#### STATED TASK
Extract only the first line of the listing and every line after it up to and including the one with "const toPairs = arr". Omit the pictures.
Begin DATA LINES
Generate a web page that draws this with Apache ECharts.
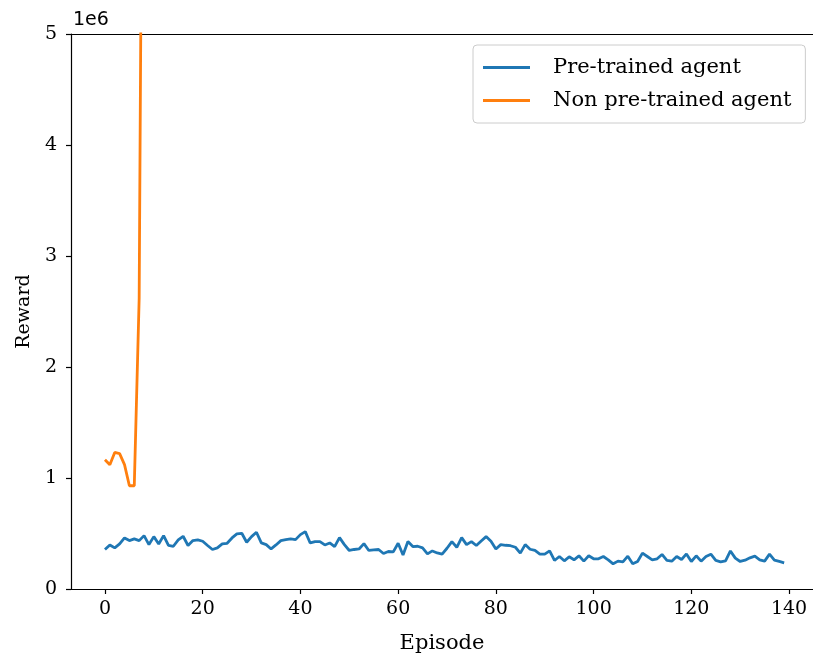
<!DOCTYPE html>
<html>
<head>
<meta charset="utf-8">
<script src="https://cdn.jsdelivr.net/npm/echarts@6/dist/echarts.min.js"></script>
<style>html,body{margin:0;padding:0;background:#fff}#c{width:813px;height:659px}</style>
</head>
<body>
<div id="c"></div>
<script>
// Reward values (in units of 1e6)
const pretrained = [
  0.356,0.397,0.370,0.406,0.460,0.436,0.451,0.436,0.481,0.400,
  0.472,0.406,0.481,0.392,0.385,0.442,0.475,0.392,0.436,0.442,
  0.430,0.392,0.356,0.370,0.406,0.412,0.460,0.496,0.502,0.421,
  0.472,0.511,0.415,0.400,0.361,0.397,0.436,0.445,0.451,0.445,
  0.490,0.517,0.415,0.427,0.427,0.397,0.415,0.382,0.463,0.400,
  0.347,0.356,0.361,0.409,0.347,0.352,0.356,0.320,0.338,0.334,
  0.412,0.307,0.427,0.382,0.385,0.370,0.316,0.343,0.325,0.314,
  0.367,0.427,0.376,0.463,0.400,0.427,0.392,0.433,0.472,0.430,
  0.361,0.400,0.394,0.390,0.376,0.323,0.400,0.358,0.347,0.314,
  0.314,0.343,0.257,0.293,0.254,0.290,0.263,0.299,0.251,0.299,
  0.272,0.272,0.293,0.263,0.227,0.251,0.245,0.296,0.227,0.248,
  0.323,0.293,0.263,0.272,0.311,0.257,0.251,0.293,0.266,0.316,
  0.248,0.299,0.251,0.293,0.314,0.257,0.245,0.254,0.343,0.278,
  0.248,0.260,0.281,0.296,0.263,0.251,0.314,0.260,0.248,0.236
];
const nonPretrained = [1.165,1.12,1.23,1.22,1.12,0.93,0.93,2.62,10.0];
const xTicks = [0,20,40,60,80,100,120,140];
const seriesNames = ['Pre-trained agent','Non pre-trained agent'];

const SCALE = 1e6;
const X_MIN = -6.95, X_MAX = 144.9;
const toPairs = arr => arr.map((v,i)=>[i, v*SCALE]);

const serif = '"DejaVu Serif", "Liberation Serif", serif';
const axisLineStyle = {color:'#000', width:1.2};
const chart = echarts.init(document.getElementById('c'), null, {renderer:'canvas'});
chart.setOption({
  animation:false,
  backgroundColor:'#fff',
  grid:{left:71, top:34, bottom:67, right:0, show:false, containLabel:false},
  legend:{
    orient:'vertical', left:473, top:45,
    padding:[12,14,12,10], itemGap:12,
    itemWidth:47, itemHeight:3, icon:'rect',
    backgroundColor:'#fff', borderColor:'#cccccc', borderWidth:1, borderRadius:4,
    textStyle:{fontFamily:serif, fontSize:21, color:'#000', padding:[0,0,0,18]},
    data:seriesNames
  },
  xAxis:[{
    type:'value', min:X_MIN, max:X_MAX,
    name:'Episode', nameLocation:'middle', nameGap:44,
    nameTextStyle:{fontFamily:serif, fontSize:21, color:'#000'},
    axisLine:{show:true, onZero:false, lineStyle:axisLineStyle},
    axisTick:{show:true, inside:false, length:5, lineStyle:axisLineStyle, customValues:xTicks},
    axisLabel:{fontFamily:serif, fontSize:19, color:'#000', margin:11, customValues:xTicks},
    splitLine:{show:false}
  },{
    type:'value', min:X_MIN, max:X_MAX, position:'top',
    axisLine:{show:true, onZero:false, lineStyle:axisLineStyle},
    axisTick:{show:false}, axisLabel:{show:false}, splitLine:{show:false}
  }],
  yAxis:{
    type:'value', min:0, max:5*SCALE, interval:SCALE,
    name:'Reward', nameLocation:'middle', nameGap:36, nameRotate:90,
    nameTextStyle:{fontFamily:serif, fontSize:19, color:'#000'},
    axisLine:{show:true, onZero:false, lineStyle:axisLineStyle},
    axisTick:{show:true, inside:false, length:5, lineStyle:axisLineStyle},
    axisLabel:{fontFamily:serif, fontSize:19, color:'#000', margin:14, formatter:v=>String(Math.round(v/SCALE))},
    splitLine:{show:false}
  },
  graphic:[{type:'text', left:73, top:11, style:{text:'1e6', fontFamily:'"DejaVu Sans", sans-serif', fontSize:19, fill:'#000'}}],
  series:[
    {name:seriesNames[0], type:'line', xAxisIndex:0, data:toPairs(pretrained), showSymbol:false, symbol:'none', clip:true,
     lineStyle:{color:'#1f77b4', width:2.8}, itemStyle:{color:'#1f77b4'}},
    {name:seriesNames[1], type:'line', xAxisIndex:0, data:toPairs(nonPretrained), showSymbol:false, symbol:'none', clip:true,
     lineStyle:{color:'#ff7f0e', width:2.8}, itemStyle:{color:'#ff7f0e'}}
  ]
});
</script>
</body>
</html>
End DATA LINES
#### FINISHED EXERCISE
Generate a web page that draws this with Apache ECharts.
<!DOCTYPE html>
<html>
<head>
<meta charset="utf-8">
<script src="https://cdn.jsdelivr.net/npm/echarts@6/dist/echarts.min.js"></script>
<style>html,body{margin:0;padding:0;background:#fff}#c{width:813px;height:659px}</style>
</head>
<body>
<div id="c"></div>
<script>
// Reward values (in units of 1e6)
const pretrained = [
  0.356,0.397,0.370,0.406,0.460,0.436,0.451,0.436,0.481,0.400,
  0.472,0.406,0.481,0.392,0.385,0.442,0.475,0.392,0.436,0.442,
  0.430,0.392,0.356,0.370,0.406,0.412,0.460,0.496,0.502,0.421,
  0.472,0.511,0.415,0.400,0.361,0.397,0.436,0.445,0.451,0.445,
  0.490,0.517,0.415,0.427,0.427,0.397,0.415,0.382,0.463,0.400,
  0.347,0.356,0.361,0.409,0.347,0.352,0.356,0.320,0.338,0.334,
  0.412,0.307,0.427,0.382,0.385,0.370,0.316,0.343,0.325,0.314,
  0.367,0.427,0.376,0.463,0.400,0.427,0.392,0.433,0.472,0.430,
  0.361,0.400,0.394,0.390,0.376,0.323,0.400,0.358,0.347,0.314,
  0.314,0.343,0.257,0.293,0.254,0.290,0.263,0.299,0.251,0.299,
  0.272,0.272,0.293,0.263,0.227,0.251,0.245,0.296,0.227,0.248,
  0.323,0.293,0.263,0.272,0.311,0.257,0.251,0.293,0.266,0.316,
  0.248,0.299,0.251,0.293,0.314,0.257,0.245,0.254,0.343,0.278,
  0.248,0.260,0.281,0.296,0.263,0.251,0.314,0.260,0.248,0.236
];
const nonPretrained = [1.165,1.12,1.23,1.22,1.12,0.93,0.93,2.62,10.0];
const xTicks = [0,20,40,60,80,100,120,140];
const seriesNames = ['Pre-trained agent','Non pre-trained agent'];

const SCALE = 1e6;
const X_MIN = -6.95, X_MAX = 144.9;
const toPairs = arr => arr.map((v,i)=>[i, v*SCALE]);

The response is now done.